Distance walked: 24.5km
When I arrived in Calzadilla de los Hermanillos on a sweaty, dusty, Sunday afternoon, I was hugely relieved to get a bed in the hostel. There wasn’t anywhere else to stay for another 17km and I was tired enough from walking 24km already. The ground seared from the heat and it was a relief to get in to the shade. I have to thank my fellow pilgrims for pointing out that the local shop was open for only an hour that afternoon. If I needed food or drink, I’d need to be quick. Just as well because not only was there nowhere to stay for another 17km, there was also nowhere to get food, either. Without that pilgrim’s advice, I would have missed out on the shop’s opening hours and I would have had nothing to eat for breakfast the next day.
The next morning, I ate my breakfast baguette sitting on the side of a corn field, with the morning sun in my face. I did some stretches. I drank some water. I gazed out on the flatness of the landscape and enjoyed that there were almost no trees, no shady spots from the rising sun. It’s one of my favourite memories of all camino, probably just because it is so simple.

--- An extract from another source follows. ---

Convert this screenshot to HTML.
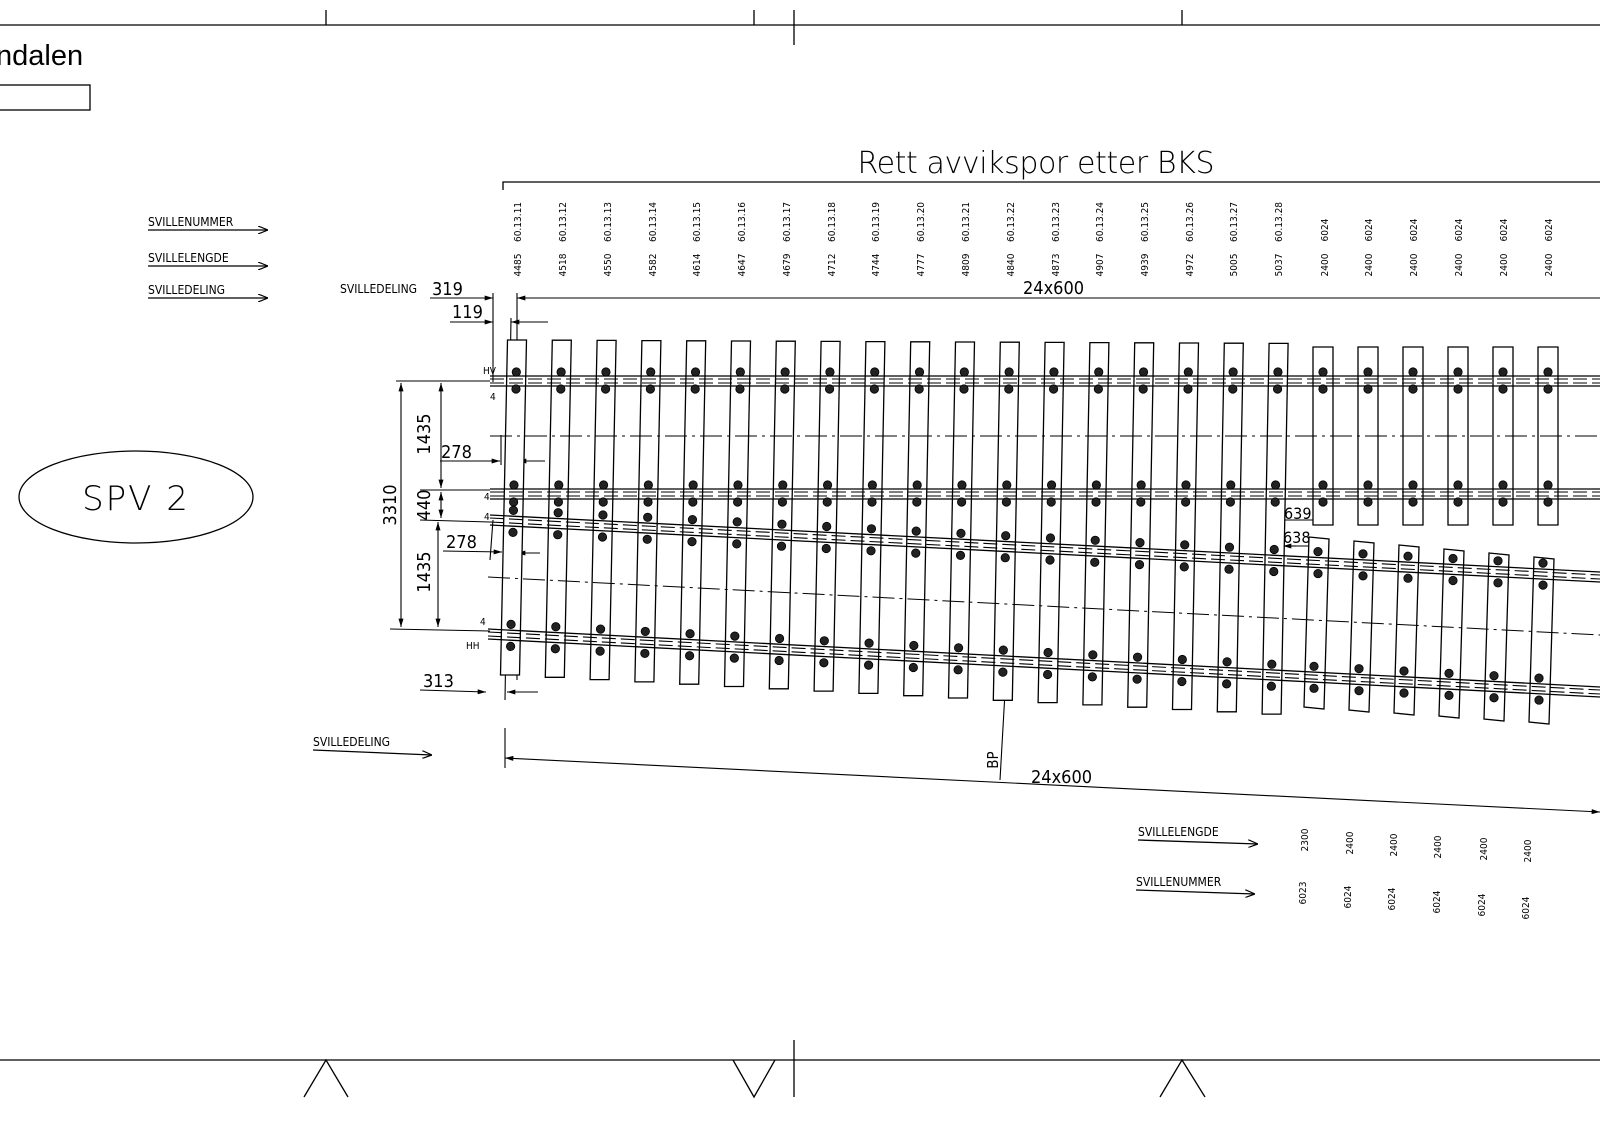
<!DOCTYPE html>
<html><head><meta charset="utf-8"><style>
html,body{margin:0;padding:0;background:#fff;}
svg{display:block;font-family:"DejaVu Sans Condensed","Liberation Sans",sans-serif;}
.t{font-family:"Liberation Sans",sans-serif;}
.th{font-family:"DejaVu Sans ExtraLight","DejaVu Sans","Liberation Sans",sans-serif;}
</style></head><body>
<svg id="s" width="1600" height="1131" viewBox="0 0 1600 1131" xmlns="http://www.w3.org/2000/svg" stroke="#000" fill="none" stroke-width="1.3">
<defs><marker id="a" viewBox="0 0 10 6" refX="10" refY="3" markerWidth="12" markerHeight="5" orient="auto-start-reverse" markerUnits="userSpaceOnUse"><path d="M0,0L10,3L0,6z" fill="#000" stroke="none"/></marker>
<marker id="o" viewBox="0 0 10 8" refX="10" refY="4" markerWidth="10" markerHeight="8" orient="auto" markerUnits="userSpaceOnUse"><path d="M0,0L10,4L0,8" fill="none" stroke="#000" stroke-width="1.2"/></marker></defs>
<line x1="0" y1="25" x2="1600" y2="25"/>
<line x1="326" y1="10" x2="326" y2="25"/><line x1="754" y1="10" x2="754" y2="25"/><line x1="794" y1="10" x2="794" y2="45"/><line x1="1182" y1="10" x2="1182" y2="25"/>
<text x="-4" y="65" class="t" font-size="29" fill="#000" stroke="none">ndalen</text>
<rect x="-2" y="85" width="92" height="25"/>
<line x1="0" y1="1060" x2="1600" y2="1060"/>
<line x1="794" y1="1040" x2="794" y2="1097"/>
<polyline points="304,1097 326,1060 348,1097"/><polyline points="733,1060 754,1097 775,1060"/><polyline points="1160,1097 1182,1060 1205,1097"/>
<text x="1036" y="173" class="th" font-size="30" fill="#000" stroke="none" text-anchor="middle" font-weight="200" textLength="357" lengthAdjust="spacing">Rett avvikspor etter BKS</text>
<polyline points="503,190 503,182 1600,182"/>
<g font-size="12" fill="#000" stroke="none">
<text x="148" y="226">SVILLENUMMER</text><text x="148" y="262">SVILLELENGDE</text><text x="148" y="294">SVILLEDELING</text>
<text x="340" y="293">SVILLEDELING</text><text x="313" y="746">SVILLEDELING</text>
<text x="1138" y="836">SVILLELENGDE</text><text x="1136" y="886">SVILLENUMMER</text>
<text x="483" y="374" font-size="10">HV</text><text x="466" y="649" font-size="10">HH</text>
<text x="490" y="400" font-size="10">4</text><text x="484" y="500" font-size="10">4</text><text x="484" y="520" font-size="10">4</text><text x="480" y="625" font-size="10">4</text>
</g>
<g marker-end="url(#o)"><line x1="148" y1="230" x2="268" y2="230"/><line x1="148" y1="266" x2="268" y2="266"/><line x1="148" y1="298" x2="268" y2="298"/><line x1="313" y1="750" x2="432" y2="755"/><line x1="1138" y1="840" x2="1258" y2="844"/><line x1="1136" y1="890" x2="1255" y2="894"/></g>
<ellipse cx="136" cy="497" rx="117" ry="46"/>
<text x="136" y="510" class="th" font-size="34" fill="#000" stroke="none" text-anchor="middle" font-weight="200" letter-spacing="2">SPV 2</text>
<g font-size="10" fill="#000" stroke="none" text-anchor="middle">
<text transform="translate(521,222) rotate(-90)">60.13.11</text><text transform="translate(566,222) rotate(-90)">60.13.12</text><text transform="translate(611,222) rotate(-90)">60.13.13</text><text transform="translate(656,222) rotate(-90)">60.13.14</text><text transform="translate(700,222) rotate(-90)">60.13.15</text><text transform="translate(745,222) rotate(-90)">60.13.16</text><text transform="translate(790,222) rotate(-90)">60.13.17</text><text transform="translate(835,222) rotate(-90)">60.13.18</text><text transform="translate(879,222) rotate(-90)">60.13.19</text><text transform="translate(924,222) rotate(-90)">60.13.20</text><text transform="translate(969,222) rotate(-90)">60.13.21</text><text transform="translate(1014,222) rotate(-90)">60.13.22</text><text transform="translate(1059,222) rotate(-90)">60.13.23</text><text transform="translate(1103,222) rotate(-90)">60.13.24</text><text transform="translate(1148,222) rotate(-90)">60.13.25</text><text transform="translate(1193,222) rotate(-90)">60.13.26</text><text transform="translate(1237,222) rotate(-90)">60.13.27</text><text transform="translate(1282,222) rotate(-90)">60.13.28</text>
<text transform="translate(1328,230) rotate(-90)">6024</text><text transform="translate(1372,230) rotate(-90)">6024</text><text transform="translate(1417,230) rotate(-90)">6024</text><text transform="translate(1462,230) rotate(-90)">6024</text><text transform="translate(1507,230) rotate(-90)">6024</text><text transform="translate(1552,230) rotate(-90)">6024</text>
<text transform="translate(521,265) rotate(-90)">4485</text><text transform="translate(566,265) rotate(-90)">4518</text><text transform="translate(611,265) rotate(-90)">4550</text><text transform="translate(656,265) rotate(-90)">4582</text><text transform="translate(700,265) rotate(-90)">4614</text><text transform="translate(745,265) rotate(-90)">4647</text><text transform="translate(790,265) rotate(-90)">4679</text><text transform="translate(835,265) rotate(-90)">4712</text><text transform="translate(879,265) rotate(-90)">4744</text><text transform="translate(924,265) rotate(-90)">4777</text><text transform="translate(969,265) rotate(-90)">4809</text><text transform="translate(1014,265) rotate(-90)">4840</text><text transform="translate(1059,265) rotate(-90)">4873</text><text transform="translate(1103,265) rotate(-90)">4907</text><text transform="translate(1148,265) rotate(-90)">4939</text><text transform="translate(1193,265) rotate(-90)">4972</text><text transform="translate(1237,265) rotate(-90)">5005</text><text transform="translate(1282,265) rotate(-90)">5037</text>
<text transform="translate(1328,265) rotate(-90)">2400</text><text transform="translate(1372,265) rotate(-90)">2400</text><text transform="translate(1417,265) rotate(-90)">2400</text><text transform="translate(1462,265) rotate(-90)">2400</text><text transform="translate(1507,265) rotate(-90)">2400</text><text transform="translate(1552,265) rotate(-90)">2400</text>
<text transform="translate(1308,840) rotate(-90)">2300</text><text transform="translate(1353,843) rotate(-90)">2400</text><text transform="translate(1397,845) rotate(-90)">2400</text><text transform="translate(1441,847) rotate(-90)">2400</text><text transform="translate(1487,849) rotate(-90)">2400</text><text transform="translate(1531,851) rotate(-90)">2400</text>
<text transform="translate(1306,893) rotate(-90)">6023</text><text transform="translate(1351,897) rotate(-90)">6024</text><text transform="translate(1395,899) rotate(-90)">6024</text><text transform="translate(1440,902) rotate(-90)">6024</text><text transform="translate(1485,905) rotate(-90)">6024</text><text transform="translate(1529,908) rotate(-90)">6024</text>
</g>
<g font-size="18" fill="#000" stroke="none">
<text x="432" y="295">319</text><text x="452" y="318">119</text><text x="1023" y="294">24x600</text>
<text x="441" y="458">278</text><text x="446" y="548">278</text><text x="423" y="687">313</text>
<text x="1031" y="783">24x600</text><text x="1284" y="519" font-size="16">639</text><text x="1283" y="543" font-size="16">638</text>
<text transform="translate(430,434) rotate(-90)" text-anchor="middle">1435</text>
<text transform="translate(430,505) rotate(-90)" text-anchor="middle">440</text>
<text transform="translate(430,572) rotate(-90)" text-anchor="middle">1435</text>
<text transform="translate(396,505) rotate(-90)" text-anchor="middle">3310</text>
<text transform="translate(998,760) rotate(-90)" text-anchor="middle" font-size="15">BP</text>
</g>
<g stroke-width="1.1">
<line x1="430" y1="298" x2="493" y2="298" marker-end="url(#a)"/><line x1="1600" y1="298" x2="517" y2="298" marker-end="url(#a)"/>
<line x1="450" y1="322" x2="493" y2="322" marker-end="url(#a)"/><line x1="548" y1="322" x2="511" y2="322" marker-end="url(#a)"/>
<line x1="493" y1="293" x2="493" y2="382"/><line x1="517" y1="293" x2="517" y2="680"/><line x1="511" y1="318" x2="505" y2="700"/>
<line x1="396" y1="381" x2="490" y2="381"/><line x1="420" y1="490" x2="490" y2="490"/><line x1="420" y1="520" x2="490" y2="522"/><line x1="390" y1="629" x2="490" y2="631"/>
<line x1="401" y1="383" x2="401" y2="627" marker-start="url(#a)" marker-end="url(#a)"/>
<line x1="441" y1="383" x2="441" y2="488" marker-start="url(#a)" marker-end="url(#a)"/>
<line x1="441" y1="492" x2="441" y2="518" marker-start="url(#a)" marker-end="url(#a)"/>
<line x1="438" y1="522" x2="438" y2="627" marker-start="url(#a)" marker-end="url(#a)"/>
<line x1="440" y1="461" x2="500" y2="461" marker-end="url(#a)"/><line x1="545" y1="461" x2="518" y2="461" marker-end="url(#a)"/>
<line x1="443" y1="551" x2="502" y2="552" marker-end="url(#a)"/><line x1="540" y1="553" x2="517" y2="553" marker-end="url(#a)"/>
<line x1="420" y1="690" x2="486" y2="692" marker-end="url(#a)"/><line x1="538" y1="692" x2="507" y2="692" marker-end="url(#a)"/>
<line x1="501" y1="435" x2="501" y2="465"/><line x1="493" y1="520" x2="490" y2="560"/>
<line x1="505" y1="728" x2="505" y2="768"/>
<line x1="505" y1="758" x2="1600" y2="812" marker-start="url(#a)" marker-end="url(#a)"/>
<line x1="1000" y1="780" x2="1013" y2="552" marker-end="url(#a)"/>
<line x1="1276" y1="500" x2="1276" y2="523"/><line x1="1321" y1="505" x2="1321" y2="523"/><line x1="1276" y1="520" x2="1321" y2="520" marker-start="url(#a)" marker-end="url(#a)"/>
<line x1="1283" y1="546" x2="1323" y2="546" marker-end="url(#a)"/><line x1="1296" y1="546" x2="1283" y2="546" marker-end="url(#a)"/>
</g>
<g id="g"></g>
</svg>
<script>
var g=document.getElementById('g'),N='http://www.w3.org/2000/svg';
function el(t,a){var e=document.createElementNS(N,t);for(var k in a)e.setAttribute(k,a[k]);g.appendChild(e);return e;}
function poly(p){el('polygon',{points:p.map(function(q){return q.join(',')}).join(' '),fill:'#fff'});}
for(var i=0;i<18;i++){var cx=517+44.8*i,by=675+2.3*i,w=9.5,sh=-7;
poly([[cx-w,340+i*0.2],[cx+w,340+i*0.2],[cx+w+sh,by],[cx-w+sh,by]]);}
for(var j=0;j<6;j++){var cx=1323+45*j;poly([[cx-10,347],[cx+10,347],[cx+10,525],[cx-10,525]]);
var tx=1319+45*j,ty=537+4*j;poly([[tx-10,ty],[tx+10,ty+2],[tx+5,709+3*j],[tx-15,707+3*j]]);}
function rail(x1,y1,x2,y2){[-5,5].forEach(function(d){el('line',{x1:x1,y1:y1+d,x2:x2,y2:y2+d,'stroke-width':1.3});});
[-2,2].forEach(function(d){el('line',{x1:x1,y1:y1+d,x2:x2,y2:y2+d,'stroke-width':1.1,'stroke-dasharray':'14,5'});});}
rail(490,381,1600,381);rail(490,494,1600,494);rail(490,520,1600,577);rail(488,634,1600,692);
el('line',{x1:490,y1:436,x2:1600,y2:436,'stroke-dasharray':'22,5,3,5','stroke-width':1});
el('line',{x1:488,y1:577,x2:1600,y2:635,'stroke-dasharray':'22,5,3,5','stroke-width':1});
function f(x,y){el('circle',{cx:x,cy:y,r:4.2,fill:'#222','stroke-width':0.8});}
for(var i=0;i<18;i++){var cx=517+44.8*i;var dx=function(y){return -7*(y-340)/(335)};
[372,389,485,502].forEach(function(y){f(cx+dx(y),y);});
var y1=520+57*(cx-490)/1110,y2=634+58*(cx-490)/1110;[y1-11,y1+11,y2-11,y2+11].forEach(function(y){f(cx+dx(y),y);});}
for(var j=0;j<6;j++){var cx=1323+45*j;[372,389,485,502].forEach(function(y){f(cx,y);});
var tx=1319+45*j;var y1=520+57*(tx-490)/1110,y2=634+58*(tx-490)/1110;[y1-11,y1+11].forEach(function(y){f(tx-1,y)});[y2-11,y2+11].forEach(function(y){f(tx-5,y)});}
</script>
</body></html>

That morning, I salivated in anticipation of a coffee. I would have to walk for hours to get one and I realised just how privileged I was, and am, in my everyday life. In my day job before camino, I often got a morning coffee to drink while I worked. The walk from my desk took all of 30 seconds and I did it without really thinking. Here I was, in the hot meseta, walking 4 hours to get my morning coffee. It felt incredible. And I thought of all my former colleagues who were surely at work that morning, perhaps walking 30 seconds to their morning coffee, and perhaps not quite realising how comfortable their lives were. They had no idea the efforts I was going to that morning but you know, my life was comfortable too. I didn’t, and don’t, have to walk hours every day to secure fresh drinking water. Compared to millions of others, I have a dream life. I’d do well to remember that more often.
I did do something rather stupid that day, though. I carried 4 litres of water in my backpack, which added a staggering 4kg of weight to my load.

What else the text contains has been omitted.